The Apple Walled Garden: ARKit and iOS

Apple's approach is more uniform but still has limits. ARKit is baked into iOS. Generally, ARKit requires an iPhone or iPad with an A9 processor or later. This means an iPhone 6s or newer can run ARKit, but an iPhone 6 cannot. However, while a iPhone 6s can run basic AR experiences, newer features like People Occlusion (where digital objects can pass behind people in the real world) or motion capture require the more advanced neural engines and hardware in the A12 Bionic chip and later. So, while your older iPhone might be technically 'compatible,' it may not support the specific features a newer AR app requires, leading to an incompatibility message.

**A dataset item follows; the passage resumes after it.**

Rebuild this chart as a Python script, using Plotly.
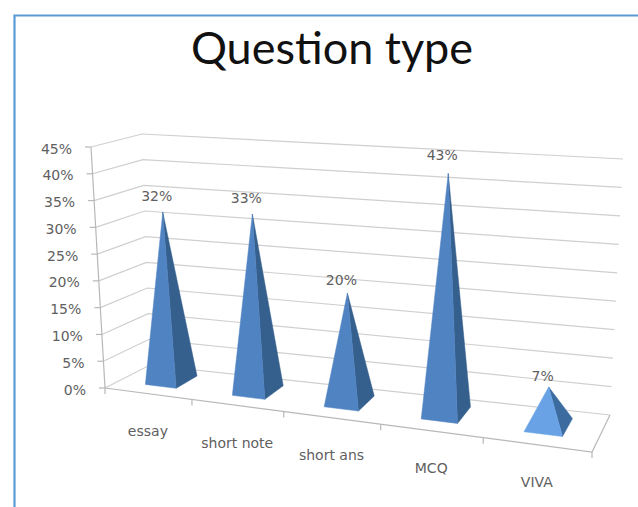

What You Can Do: Troubleshooting and Solutions

Before resigning yourself to a life without digital dinosaurs in your garden, there are a few steps you can take.

1. Update Everything

This is the first and easiest step. Ensure your phone's operating system is updated to the very latest version available for your model. Then, open your app store (Google Play Store or App Store) and ensure all system apps and services, particularly 'Google Play Services for AR' (which is how ARCore is delivered on Android), are fully updated. Sometimes, compatibility is added in a later update.

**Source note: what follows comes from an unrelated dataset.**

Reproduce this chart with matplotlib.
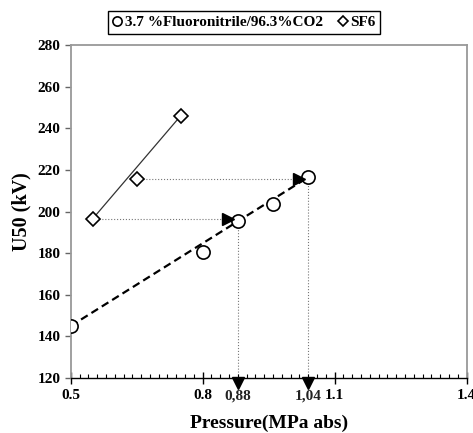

2. Check the Official Lists

Search for 'ARCore supported devices' to find Google's official list. For iPhones, check the specific app's requirements in the App Store; it will list the minimum iPhone model and iOS version needed.

3. Understand the Limitations of Your Device

If your phone is more than four years old, was a very budget model when new, or is missing key sensors, it's likely a hardware limitation. No software update can install a gyroscope that wasn't there in the first place.

4. Consider the Upgrade Path

If you're passionate about AR, your next phone purchase should be informed by it. Look for a device with a powerful modern processor, ample RAM (at least 6GB is a safe bet for the future), and a high-quality camera system. Checking the official ARCore support list before buying is the surest way to guarantee compatibility for years to come.

The message 'Your device isn't compatible' is a gatekeeper, but it's not an arbitrary one. It stands at the intersection of relentless technological progress and the practical realities of hardware manufacturing and software development. While it can be frustrating to be on the wrong side of that message, understanding the intricate dance of silicon, sensors, and code that makes AR possible makes it clear why the gate exists. The good news is that with every passing year, the powerful technology required for magical AR experiences becomes more accessible, moving from ultra-premium flagships down into mid-range devices. The future of AR is bright, and it's becoming compatible with more pockets every day.